I’m a historian.  And I know how important our sense of the past is to how we understand ourselves, our communities and our society in the present, and what we imagine for our collective future.  Here on this site and elsewhere I am writing and speaking about how the essence of history– exploring and revealing the past–is so vital for us all.

My research has long focused on how gender and family intersected with political ideas, practices, and structures in early America– and how that intersection is reflected in what and where and why people wrote.  My research materials are mostly texts, but often text that appeared not in printed books of the period, or not even in letters or diaries, but in other formats and genres.  Like commonplace books, account books, almanacs, notebooks.  

I’m currently finishing two books about genealogy, so I’m writing a lot about that.  The first is about how early Americans represented their family histories and what that tells us about that foundational era.  The second is both more capacious –genealogy across time and space–and quite brief; it’s for the Very Short Introductions series.

I’m also finishing research for a book about Esther Forbes, and her books including Johnny Tremain.

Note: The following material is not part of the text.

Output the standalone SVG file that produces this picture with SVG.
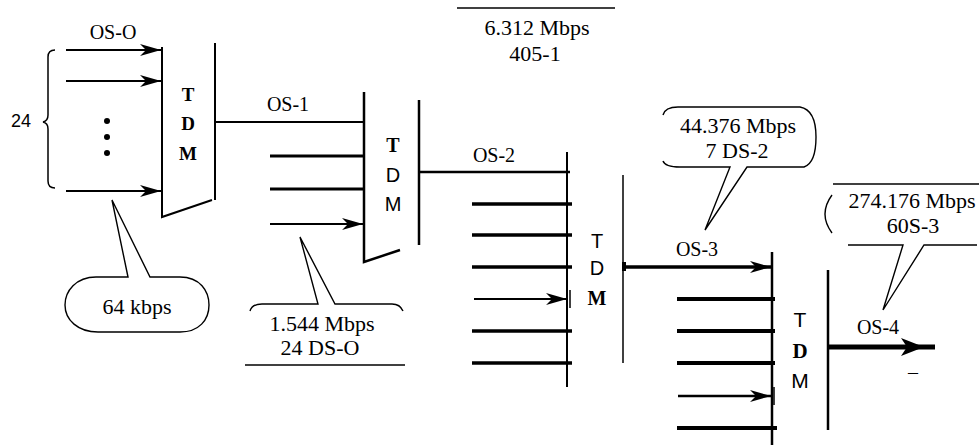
<svg xmlns="http://www.w3.org/2000/svg" width="979" height="445" viewBox="0 0 979 445">
<defs>
<style>
.ln{stroke:#000;stroke-width:2;fill:none;stroke-linecap:butt}
.thin{stroke:#000;stroke-width:1.5;fill:none}
.thk{stroke:#000;stroke-width:3.5;fill:none}
.co{stroke:#000;stroke-width:1.4;fill:none;stroke-linejoin:miter}
.lbl{font-family:"Liberation Serif","Times New Roman",serif;font-size:20px;fill:#000;text-anchor:middle}
.ctx{font-family:"Liberation Serif","Times New Roman",serif;font-size:22px;fill:#000;text-anchor:middle}
.bs{font-family:"Liberation Serif","Times New Roman",serif;font-size:20px;font-weight:bold;fill:#000;text-anchor:middle}
.ss{font-family:"Liberation Sans",Arial,sans-serif;font-size:20px;fill:#000;text-anchor:middle}
</style>
<marker id="ah" markerUnits="userSpaceOnUse" viewBox="-22 -7 24 14" refX="0" refY="0" markerWidth="24" markerHeight="14" orient="auto">
<path d="M0,0 L-21,-6 L-15,0 L-21,6 Z" fill="#000"/>
</marker>
</defs>

<g id="connectors">
<line class="ln" x1="66" y1="50" x2="161" y2="50" marker-end="url(#ah)"/>
<line class="ln" x1="66" y1="81" x2="161" y2="81" marker-end="url(#ah)"/>
<line class="ln" x1="66" y1="191" x2="161" y2="191" marker-end="url(#ah)"/>
<line class="ln" x1="215" y1="122" x2="364" y2="122"/>
<line class="thk" x1="270" y1="156" x2="364" y2="156" style="stroke-width:3"/>
<line class="thk" x1="270" y1="189" x2="364" y2="189" style="stroke-width:3"/>
<line class="ln" x1="270" y1="224" x2="363" y2="224" marker-end="url(#ah)"/>
<line class="ln" x1="419" y1="172" x2="570" y2="172" style="stroke-width:2.5"/>
<line class="thk" x1="472" y1="204" x2="572" y2="204"/>
<line class="thk" x1="472" y1="235" x2="572" y2="235"/>
<line class="thk" x1="472" y1="267" x2="572" y2="267"/>
<line class="ln" x1="474" y1="299" x2="567" y2="299" marker-end="url(#ah)"/>
<line class="thin" x1="570" y1="290" x2="570" y2="308"/>
<line class="thk" x1="472" y1="331" x2="572" y2="331"/>
<line class="thk" x1="472" y1="363" x2="572" y2="363"/>
<line class="thk" x1="624" y1="267" x2="771" y2="267" marker-end="url(#ah)"/>
<rect x="622" y="262" width="4" height="9" fill="#000"/>
<line class="thk" x1="677" y1="299" x2="775" y2="299" style="stroke-width:4"/>
<line class="thk" x1="677" y1="331" x2="775" y2="331" style="stroke-width:4"/>
<line class="thk" x1="677" y1="363" x2="775" y2="363" style="stroke-width:4"/>
<line class="ln" x1="678" y1="396" x2="771" y2="396" style="stroke-width:2.5" marker-end="url(#ah)"/>
<line class="thin" x1="774" y1="387" x2="774" y2="405"/>
<line class="thk" x1="677" y1="428" x2="777" y2="428" style="stroke-width:4"/>
<line class="thk" x1="828" y1="347" x2="935" y2="347" style="stroke-width:5"/>
<path d="M924,347 L901,338 L907,347 L901,356 Z" fill="#000"/>
</g>

<g id="input-group">
<path class="thin" d="M55,50 Q48,50 48,57 L48,115 Q48,121 43,122 Q48,123 48,129 L48,181 Q48,188 55,188"/>
<text x="21" y="127" font-family="Liberation Sans,Arial,sans-serif" font-size="18" text-anchor="middle">24</text>
<text class="lbl" x="113" y="39">OS-O</text>
<circle cx="107" cy="121" r="3"/>
<circle cx="107" cy="137" r="3"/>
<circle cx="107" cy="153" r="3"/>
</g>

<g id="tdm1">
<path class="ln" d="M162,47 L162,217 L212,200"/>
<line class="ln" x1="215" y1="43" x2="215" y2="200"/>
<text class="bs" x="188" y="101" style="font-size:19px">T</text>
<text class="bs" x="188" y="130" style="font-size:19px">D</text>
<text class="bs" x="188" y="160" style="font-size:19px">M</text>
<text class="lbl" x="288" y="111">OS-1</text>
</g>

<g id="tdm2">
<path class="ln" d="M364,92 L364,262 L400,250" style="stroke-width:2.5"/>
<line class="ln" x1="419" y1="100" x2="419" y2="245" style="stroke-width:2.5"/>
<text class="bs" x="393" y="152">T</text>
<text class="ss" x="393" y="182">D</text>
<text class="ss" x="393" y="211">M</text>
<text class="lbl" x="494" y="162">OS-2</text>
</g>

<g id="tdm3">
<line class="ln" x1="567" y1="152" x2="567" y2="387"/>
<line class="thin" x1="623" y1="175" x2="623" y2="363"/>
<text class="ss" x="597" y="248">T</text>
<text class="ss" x="597" y="275">D</text>
<text class="bs" x="597" y="305">M</text>
<text class="lbl" x="697" y="256">OS-3</text>
</g>

<g id="tdm4">
<line class="ln" x1="772" y1="252" x2="772" y2="445" style="stroke-width:2.5"/>
<line class="ln" x1="828" y1="270" x2="828" y2="430" style="stroke-width:2.5"/>
<text class="ss" x="800" y="327" style="font-size:21px">T</text>
<text class="bs" x="800" y="358" style="font-size:21px">D</text>
<text class="ss" x="800" y="388" style="font-size:21px">M</text>
<text class="lbl" x="878" y="334">OS-4</text>
<text class="lbl" x="913" y="379">–</text>
</g>

<g id="callout-64kbps">
<path class="co" d="M128,277 L112,200 L150,277 L180,277 C200,277 209,291 209,305 C209,320 199,332 180,332 L98,332 C78,332 65,320 65,305 C65,291 76,277 96,277 Z"/>
<text class="ctx" x="137" y="314">64 kbps</text>
</g>

<g id="callout-1544">
<path class="co" d="M250,311 Q252,304 262,304 L318,304 L300,237 L335,304 L392,304 Q400,304 403,311"/>
<text class="ctx" x="322" y="331">1.544 Mbps</text>
<text class="ctx" x="320" y="355">24 DS-O</text>
<line class="co" x1="245" y1="365" x2="405" y2="365"/>
</g>

<g id="callout-6312">
<line class="co" x1="457" y1="8" x2="615" y2="8"/>
<text class="ctx" x="537" y="35">6.312 Mbps</text>
<text class="ctx" x="535" y="61">405-1</text>
</g>

<g id="callout-44376">
<path class="co" d="M663,115 Q665,107 678,107 L800,107 Q816,110 816,137 Q816,163 804,167 L747,167 L705,230 L730,167 L680,167 Q665,167 663,161"/>
<text class="ctx" x="738" y="133">44.376 Mbps</text>
<text class="ctx" x="737" y="158">7 DS-2</text>
</g>

<g id="callout-274176">
<line class="co" x1="833" y1="184" x2="979" y2="184"/>
<path class="co" d="M832,195 Q818,214 832,233"/>
<path class="co" d="M848,245 L903,245 L883,310 L924,245 L977,245"/>
<text class="ctx" x="912" y="208">274.176 Mbps</text>
<text class="ctx" x="913" y="233">60S-3</text>
</g>
</svg>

I write regularly for the Scholarly Kitchen, and my writing has appeared in the Washington Post, Smithsonian and elsewhere.  The pieces I’ve written and talks I’ve given are all linked in this site.

I’m the 8th Director and Librarian of the John Carter Brown Library, founded in 1904, and Professor of History at Brown University.  From 2013-21 I was the director of the Omohundro Institute of Early American History & Culture and I taught at William & Mary for more than 15 years.  I also taught at American University, and I started my teaching career at Old Dominion University.  I did PhD work at Johns Hopkins University, where the history department faculty continues to dazzle and teach me.